Cessie: Legal Perspectives on Receivables Assignment in Indonesia
7th April 2025

The assignment of receivables, or "cessie," plays a significant role in financial and legal transactions in Indonesia. However, for a cessie to be legally binding, it must meet certain formalities, including proper notification to the debtor.
What is Cessie?
Cessie is a legal process where the original creditor (cedent) transfers their right to collect a receivable to a new creditor (cessionary). For this transfer to have legal force over the debtor (cessus), it must be made in writing—either through an authentic deed or a private agreement—and formally notified to the debtor.

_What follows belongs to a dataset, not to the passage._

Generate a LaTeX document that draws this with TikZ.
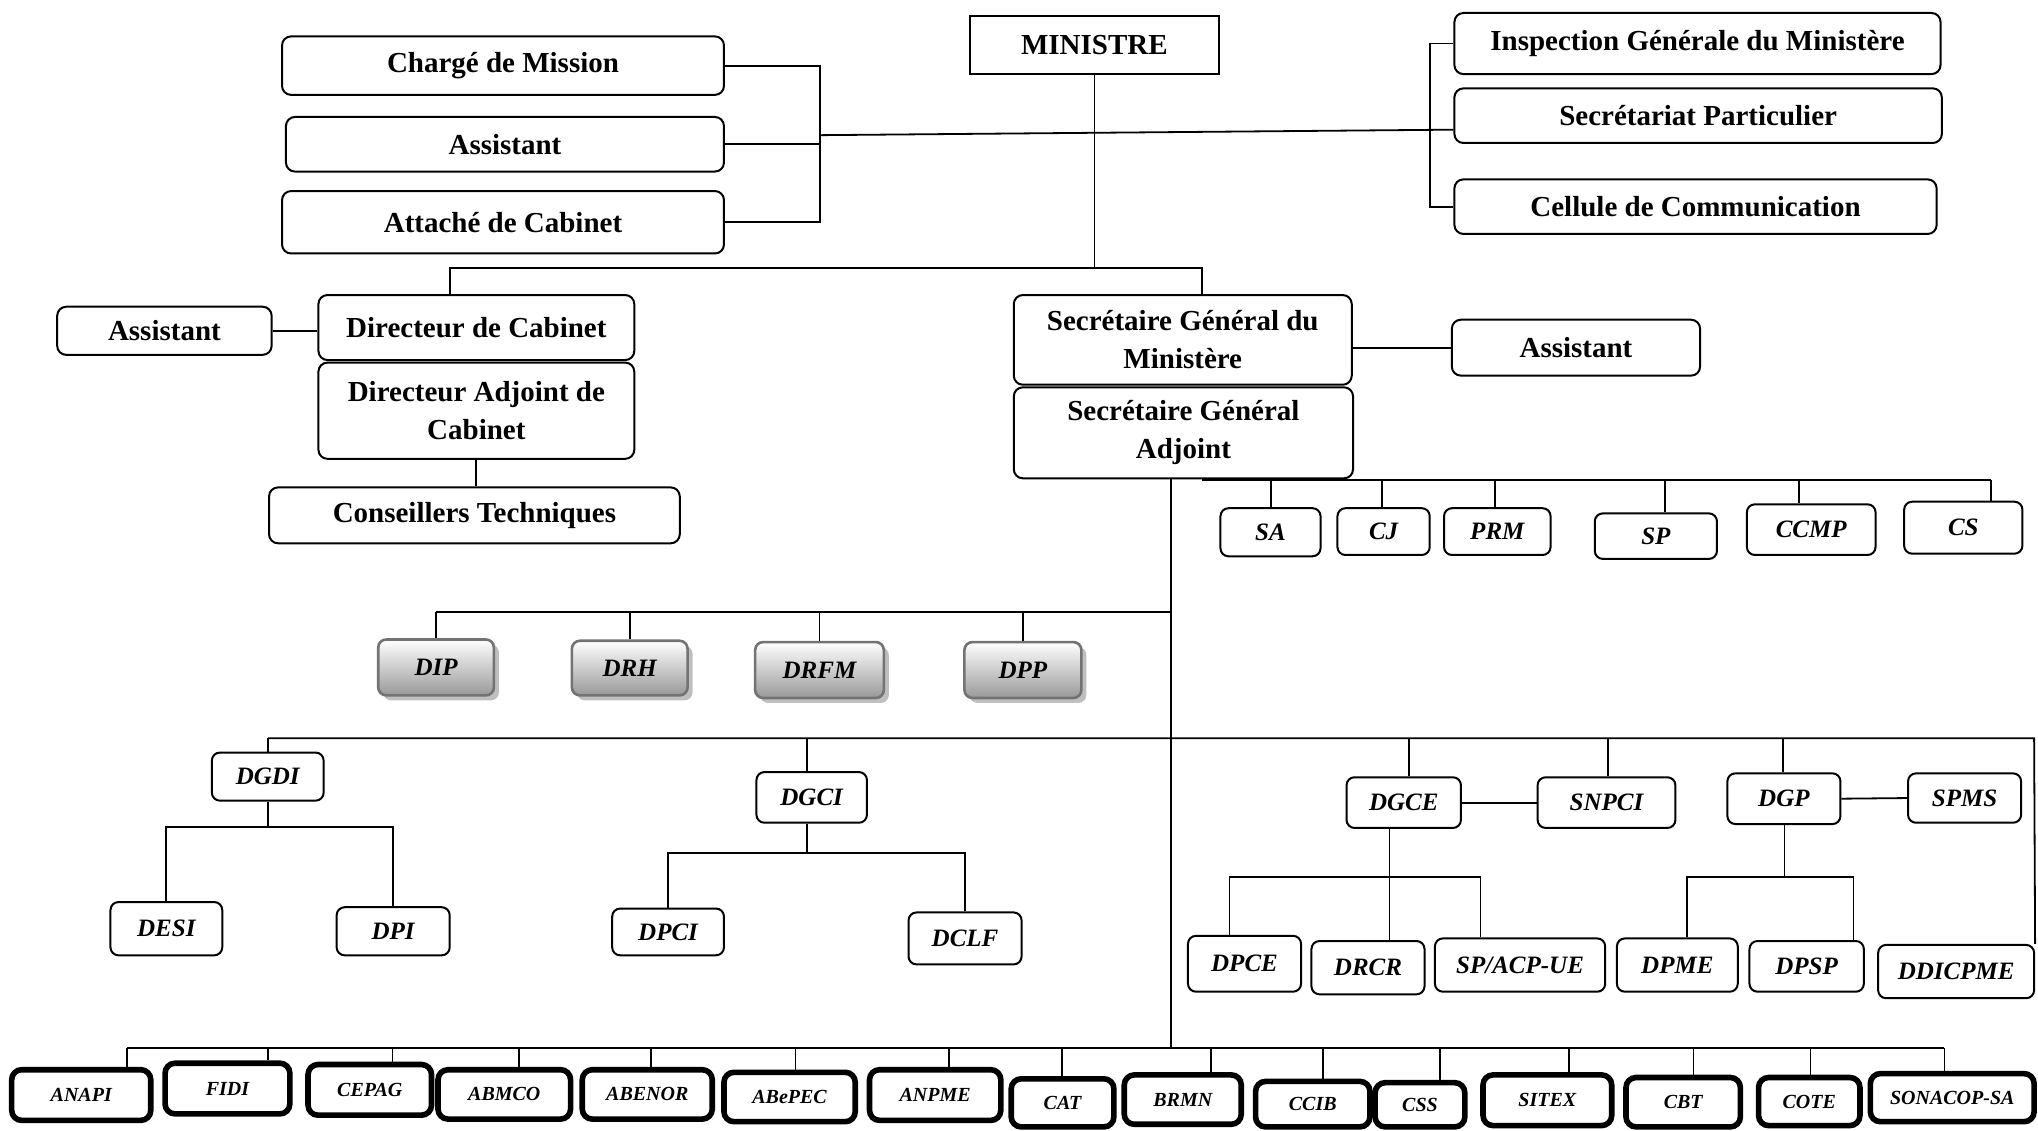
\documentclass[tikz,border=0pt]{standalone}
\usepackage{fontspec}
\setmainfont{Liberation Serif}
\usetikzlibrary{shadows}
\newcommand{\bx}[7]{\node[#6, minimum width={(#4-#2)*0.65pt}, minimum height={(#5-#3)*0.65pt}] (#1) at ({(#2+#4)/2},{(#3+#5)/2}) {#7};}
\tikzset{
  mbox/.style={draw, line width=1pt, inner sep=0pt, font=\fontsize{14.5}{19}\selectfont\bfseries},
  box/.style={draw, rounded corners=4.5pt, line width=1pt, inner sep=0pt, align=center, font=\fontsize{14.5}{19}\selectfont\bfseries},
  sbox/.style={draw, rounded corners=4pt, line width=1pt, inner sep=0pt, font=\fontsize{12.5}{15}\selectfont\bfseries\itshape},
  gbox/.style={draw=black!55, rounded corners=4pt, line width=1.3pt, inner sep=0pt, top color=white, bottom color=black!40,
    drop shadow={shadow xshift=2.5pt, shadow yshift=-2.5pt, fill=black!25, opacity=1},
    font=\fontsize{12.5}{15}\selectfont\bfseries\itshape},
  tbox/.style={draw, rounded corners=5pt, line width=2.8pt, inner sep=0pt, font=\fontsize{10}{12}\selectfont\bfseries\itshape},
  conn/.style={line width=0.9pt}
}
\begin{document}
\begin{tikzpicture}[x=0.65pt, y=-0.65pt]
\useasboundingbox[fill=white] (0,0) rectangle (1568,870);
% top level
\bx{min}{746}{12}{938}{57}{mbox}{MINISTRE}
\bx{charge}{217}{28}{557}{73}{box}{Chargé de Mission}
\bx{asst1}{220}{90}{557}{132}{box}{Assistant}
\bx{attache}{217}{147}{557}{195}{box}{Attaché de Cabinet}
\bx{insp}{1119}{10}{1493}{57}{box}{Inspection Générale du Ministère}
\bx{secp}{1119}{68}{1494}{110}{box}{Secrétariat Particulier}
\bx{cell}{1119}{138}{1490}{180}{box}{Cellule de Communication}
\bx{dircab}{245}{227}{488}{277}{box}{Directeur de Cabinet}
\bx{asst2}{44}{236}{209}{273}{box}{Assistant}
\bx{dac}{245}{279}{488}{353}{box}{Directeur Adjoint de\\Cabinet}
\bx{ct}{207}{375}{523}{418}{box}{Conseillers Techniques}
\bx{sg}{780}{227}{1040}{296}{box}{Secrétaire Général du\\Ministère}
\bx{asst3}{1117}{246}{1308}{289}{box}{Assistant}
\bx{sga}{780}{298}{1041}{368}{box}{Secrétaire Général\\Adjoint}
% SGA row
\bx{sa}{939}{391}{1016}{428}{sbox}{SA}
\bx{cj}{1029}{391}{1100}{427}{sbox}{CJ}
\bx{prm}{1111}{391}{1193}{427}{sbox}{PRM}
\bx{sp}{1227}{395}{1321}{430}{sbox}{SP}
\bx{ccmp}{1344}{388}{1443}{427}{sbox}{CCMP}
\bx{cs}{1465}{386}{1556}{426}{sbox}{CS}
% gray row
\bx{dip}{291}{492}{380}{535}{gbox}{DIP}
\bx{drh}{440}{493}{529}{535}{gbox}{DRH}
\bx{drfm}{581}{494}{680}{537}{gbox}{DRFM}
\bx{dpp}{742}{494}{832}{537}{gbox}{DPP}
% DG row
\bx{dgdi}{163}{579}{249}{616}{sbox}{DGDI}
\bx{desi}{85}{694}{171}{735}{sbox}{DESI}
\bx{dpi}{259}{698}{346}{735}{sbox}{DPI}
\bx{dgci}{582}{594}{667}{633}{sbox}{DGCI}
\bx{dpci}{471}{699}{557}{735}{sbox}{DPCI}
\bx{dclf}{699}{702}{786}{742}{sbox}{DCLF}
\bx{dgce}{1036}{598}{1124}{637}{sbox}{DGCE}
\bx{snpci}{1183}{598}{1289}{637}{sbox}{SNPCI}
\bx{dgp}{1329}{595}{1416}{634}{sbox}{DGP}
\bx{spms}{1468}{595}{1555}{633}{sbox}{SPMS}
\bx{dpce}{914}{720}{1001}{763}{sbox}{DPCE}
\bx{drcr}{1009}{724}{1096}{765}{sbox}{DRCR}
\bx{spacp}{1104}{722}{1235}{763}{sbox}{SP/ACP-UE}
\bx{dpme}{1244}{722}{1337}{763}{sbox}{DPME}
\bx{dpsp}{1346}{724}{1434}{763}{sbox}{DPSP}
\bx{ddic}{1445}{727}{1565}{768}{sbox}{DDICPME}
% bottom row
\bx{anapi}{9}{823}{116}{862}{tbox}{ANAPI}
\bx{fidi}{127}{818}{223}{857}{tbox}{FIDI}
\bx{cepag}{237}{819}{332}{858}{tbox}{CEPAG}
\bx{abmco}{337}{823}{439}{861}{tbox}{ABMCO}
\bx{abenor}{448}{823}{548}{861}{tbox}{ABENOR}
\bx{abepec}{557}{825}{658}{863}{tbox}{ABePEC}
\bx{anpme}{669}{823}{770}{862}{tbox}{ANPME}
\bx{cat}{778}{830}{857}{867}{tbox}{CAT}
\bx{brmn}{865}{827}{955}{865}{tbox}{BRMN}
\bx{ccib}{966}{832}{1054}{867}{tbox}{CCIB}
\bx{css}{1058}{833}{1127}{867}{tbox}{CSS}
\bx{sitex}{1141}{827}{1240}{866}{tbox}{SITEX}
\bx{cbt}{1251}{829}{1339}{867}{tbox}{CBT}
\bx{cote}{1353}{829}{1431}{866}{tbox}{COTE}
\bx{sonacop}{1439}{826}{1565}{863}{tbox}{SONACOP-SA}
% connectors
\begin{scope}[conn]
\coordinate (bl) at (631,104);
\draw (charge.east) -- (charge.east -| bl) -- (attache.east -| bl) -- (attache.east);
\draw (asst1.east) -- (asst1.east -| bl);
\draw (bl) -- ([yshift=-7pt]secp.west);
\coordinate (br) at (1100,0);
\draw (insp.west) -- (insp.west -| br) -- (cell.west -| br) -- (cell.west);
\coordinate (tdc) at (346,206);
\coordinate (tsg) at (925,206);
\draw (min.south) -- (min.south |- tdc);
\draw (dircab.north -| tdc) -- (tdc) -- (tsg) -- (sg.north -| tsg);
\draw (asst2.east) -- (asst2.east -| dircab.west);
\draw (dac.south) -- (dac.south |- ct.north);
\draw (asst3.west) -- (asst3.west -| sg.east);
% trunk
\coordinate (tr) at (901,806);
\draw (sga.south -| tr) -- (tr);
% SGA row
\coordinate (h1) at (925,369);
\coordinate (h1e) at (1532,369);
\draw (h1) -- (h1e);
\foreach \n/\x in {sa/978,cj/1063,prm/1150,sp/1281,ccmp/1384,cs/1532}
  \draw (\n.north -| \x,369) -- (\x,369);
% gray row
\coordinate (h2) at (901,471);
\draw (dip.north |- h2) -- (h2);
\foreach \n in {dip,drh,drfm,dpp} \draw (\n.north) -- (\n.north |- h2);
% DG row
\coordinate (h3s) at (206,568);
\coordinate (h3e) at (1565,568);
\draw (h3s) -- (h3e) -- (ddic.north east);
\foreach \n/\x in {dgdi/206,dgci/621,dgce/1084,snpci/1237,dgp/1372}
  \draw (\n.north -| \x,568) -- (\x,568);
% DGDI subtree
\coordinate (h4) at (206,636);
\draw (dgdi.south) -- (h4);
\draw (desi.north) |- (h4) -| (dpi.north);
% DGCI subtree
\coordinate (h5) at (621,656);
\draw (dgci.south -| h5) -- (h5);
\draw (dpci.north) |- (h5) -| (dclf.north);
% DGCE subtree
\coordinate (h6) at (1069,675);
\coordinate (h6a) at (946,675);
\coordinate (h6b) at (1139,675);
\draw (dgce.south -| h6) -- (drcr.north -| h6);
\draw (dpce.north -| h6a) -- (h6a) -- (h6b) -- (spacp.north -| h6b);
\draw (dgce.east) -- (snpci.west);
% DGP subtree
\coordinate (h7) at (1373,675);
\coordinate (h7a) at (1298,675);
\coordinate (h7b) at (1426,675);
\draw (dgp.south -| h7) -- (h7);
\draw (dpme.north -| h7a) -- (h7a) -- (h7b) -- (dpsp.north -| h7b);
\draw (dgp.east) -- (spms.west);
% bottom row
\coordinate (h8s) at (98,806);
\coordinate (h8e) at (1496,806);
\draw (h8s) -- (h8e);
\foreach \n/\x in {anapi/98,fidi/206,cepag/302,abmco/399,abenor/501,abepec/612,anpme/730,cat/817,brmn/932,ccib/1018,css/1108,sitex/1207,cbt/1303,cote/1393,sonacop/1496}
  \draw (\n.north -| \x,806) -- (\x,806);
\end{scope}
\end{tikzpicture}
\end{document}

Key Parties in a Cessie Transaction
1. Cedent: The original creditor who transfers the receivable.
2. Cessionary: The new creditor who receives the receivable.
3. Cessus: The debtor, who must be informed about the transfer.
According to Article 613 Paragraph (2) of the Indonesian Civil Code (KUHPerdata):
"The transfer of a named receivable has no effect on the debtor unless the transfer has been notified to them or is acknowledged and agreed to in writing."
Validity Requirements for Cessie
To ensure legal validity, a cessie must meet the following criteria:
1. Executed in writing, either as an authentic deed or private agreement.
2. Notified to the debtor, or the debtor must acknowledge and agree in writing.
3. Verbal cessie is invalid and holds no legal force.
4. If no notification is made, the debtor may legally continue to pay the original creditor.
Case Study: Legal Rulings on Cessie Without Notification
Case Overview
Creditor: PT. Bank Danamon Indonesia Tbk (Branch: Kuningan)
Cessionary: Henry Kosasi
Debtor: PT. Yamika Arbis
The bank assigned its receivables to Henry Kosasi without notifying PT. Yamika Arbis.
Court Decisions
A. District Court (No. 370/Pdt.G/2014/PN.Mdn)
The court found no evidence of notification to the debtor.
The cessie was declared non-binding and invalid.
The transfer was considered an unlawful act (Perbuatan Melawan Hukum/PMH).
B. Appeals Court (No. 54/Pdt/2017/PT.Mdn)
The judge overturned the first-level court decision and accepted the defendant’s objection.
C. Supreme Court (No. 2152 K/Pdt/2018)
The cassation by PT. Yamika Arbis was rejected.
However, the Supreme Court reaffirmed that a cessie without debtor notification has no legal force.
Key Legal Takeaways
Debtor notification is mandatory for a valid cessie.
Receivable assignments without notification are legally ineffective.
In the absence of notice, the debtor may continue paying the original creditor.
Legal Protections for Debtors in Cessie Transactions
Debtor Rights:
1. The debtor has the right to be formally notified of any receivable assignment.
2. Without such notification, the debtor can:
a) Continue paying the original creditor.
b) Challenge the validity of the assignment in court.
c) Request official proof of the cessie from the new creditor.
Ensuring a Valid and Enforceable Cessie
1. The receivable transfer must be documented through a written agreement.
2. The new creditor must notify the debtor in writing.
3. For assignments involving security interests, registration is required.
4. Authentic evidence must be available in case of dispute.
Conclusion: Legal Implications of Cessie
A cessie is only valid under Indonesian law if:
It is made in writing.
It is formally notified to the debtor.
Failure to meet these requirements means:
The debtor may legally ignore the new creditor.
The debtor may continue payments to the original creditor.
The debtor may file a PMH (unlawful act) lawsuit against both the original and new creditors.
Final Note on Debtor Protection
Debtors hold strong legal protections in cessie cases. Without official notification:
They are not obligated to acknowledge the new creditor.
They may demand documentation to validate any claims.
They have the right to resist payment until proper legal steps are followed.